Welcome to campus: Carpoolers look forward to ‘Calvin day’ at the parking gate

Samantha Ogle and her carpool friends look forward to “Calvin day.” That’s the day that Calvin Swann is on the job at the 45th Street entrance to the University. As a traffic guide, it’s Swann’s job to check their U Passes and give them a carpool permit, but Ogle, a special events manager in the Business School, says he does more than that.


“It only takes a moment to help make someone feel good, and Calvin has the gift for doing that every morning,” she says. “He takes something routine and turns it into something special. It’s people like that who help you start the day off on a good note.”


How does he do it? He always has a smile, Ogle says, and a thoughtful way of asking about his customers’ lives. “A while ago I had crutches in the car and he asked me what had happened. Then after that, he’d always ask me how I was doing, was I recovering on schedule.”


Ogle probably isn’t the only one who feels that way about Swann. He’s been a traffic guide for 10 years and has worked all eight of the University’s gates. And he says he knows the names of “tons” of people who come through those gates.


“That’s what I find rewarding about the job,” he says. “To see a Down Syndrome child come through down at the hospital and know his name and his mother’s name and give them a smile. I always figure people could be having a rough day and I want to make them feel better.”


Nor does Swann reserve his talents only for the regulars. He takes his job of greeting visitors equally seriously. “I add a little more flair, a little more glitter and gold to the job of giving visitors smooth sailing,” he says. “I’m probably the first one they will see. I try to introduce them, to welcome them to the University.”


A native of San Mateo, Calif., Swann first came to Seattle in 1970. A football player like his better–known younger brother Lynn, former Pittsburgh Steeler great, he was here to play a game.


“I saw this place and made a decision to either live here or in Denver,” Swann says. Ironically it was the openness and lack of traffic (compared with California) that attracted him.


But the move didn’t happen right away. Swann spent time in Alaska before finally taking up residence here in the mid–80s. By that time Seattle’s traffic problems were beginning to rival those of Swann’s native state, but he stayed anyway, working as a longshoreman and then as a manager of cabin service for Delta Airlines.


Swann had sort of grown up in the air travel business, with an uncle who worked for United Airlines. “But I saw airlines go from giving passengers silverware to passing out packages of peanuts,” he says. “I knew it was time to get out.”


He began working at parking part–time in 1990 and became a traffic guide three years later. “What I like about the job is the personal customer service I’m able to give to someone,” Swann says. “It’s uncontrolled; it’s natural; it’s the way my parents taught me to socialize and communicate with people.”

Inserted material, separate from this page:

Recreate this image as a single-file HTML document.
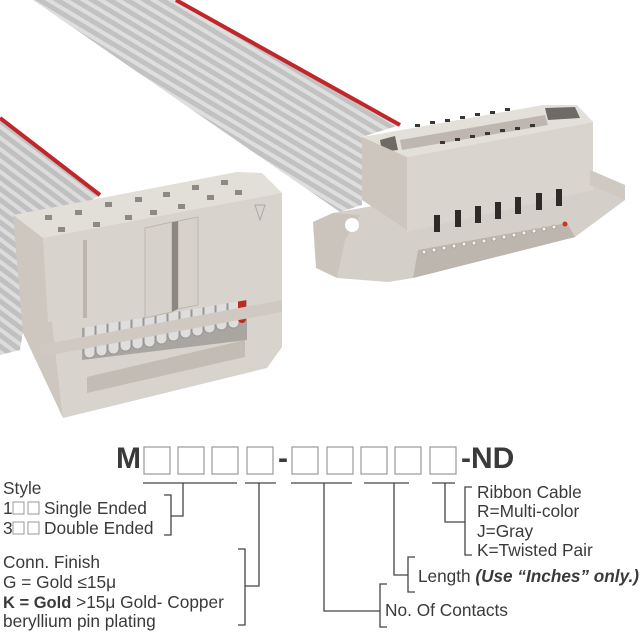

When he isn’t on the job, Swann often does his communicating through food. He and his wife have perfected a recipe given to them by her father, which they’ve dubbed the Donnaburger, after her. It’s a special blend of seasonings mixed in with raw hamburger and then barbecued. One of his dreams is to open a small burger joint to sell the product.


Meanwhile, he’s just starting to market another food product, a beef jerky that he calls Earthy Jerky. The recipe for that was acquired in Alaska, when Swann was out fishing. “I met this man and I paid him to cut up my fish for me,” he says. “But he said he would show me how to do it. And it was so much fun that I ended up doing the cutting, so he gave me this recipe.”

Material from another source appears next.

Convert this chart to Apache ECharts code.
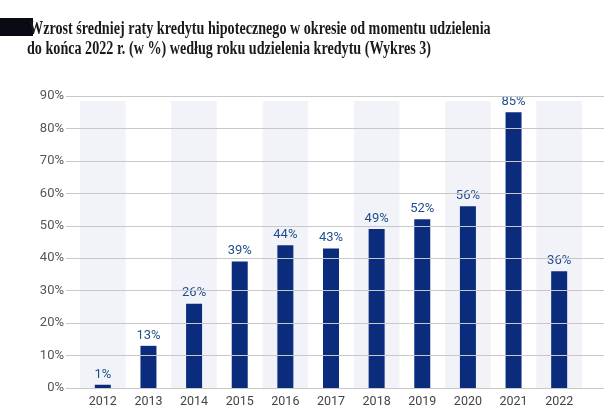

The next time Swann went to Alaska, he learned that the man had died. “I miss him, I thank him, and I know wherever he is up in jerky heaven he knows that I’m keeping the tradition real with his recipe.”


Swann and a partner will be selling the jerky from a cart at the U.S. Olympic team trials next week in California.


“The thing about food — it doesn’t discriminate,” Swann says. “When you put love in the food, no matter where you are, that person could be of any nationality or ethnic background, when you put good food on the table, they’re going to love it.”


The same can probably be said for someone who is greeted with a smile at a traffic gate, something Swann has no plans to stop doing.


“Fourteen years, 10 years on the gate, nothing has changed,” he says. “It’s always a God bless, how you doin’? Whether it’s raining or not, that doesn’t make the day for me. I got a chance to see you, I got a chance to wake up this morning. And to me, that’s enough.”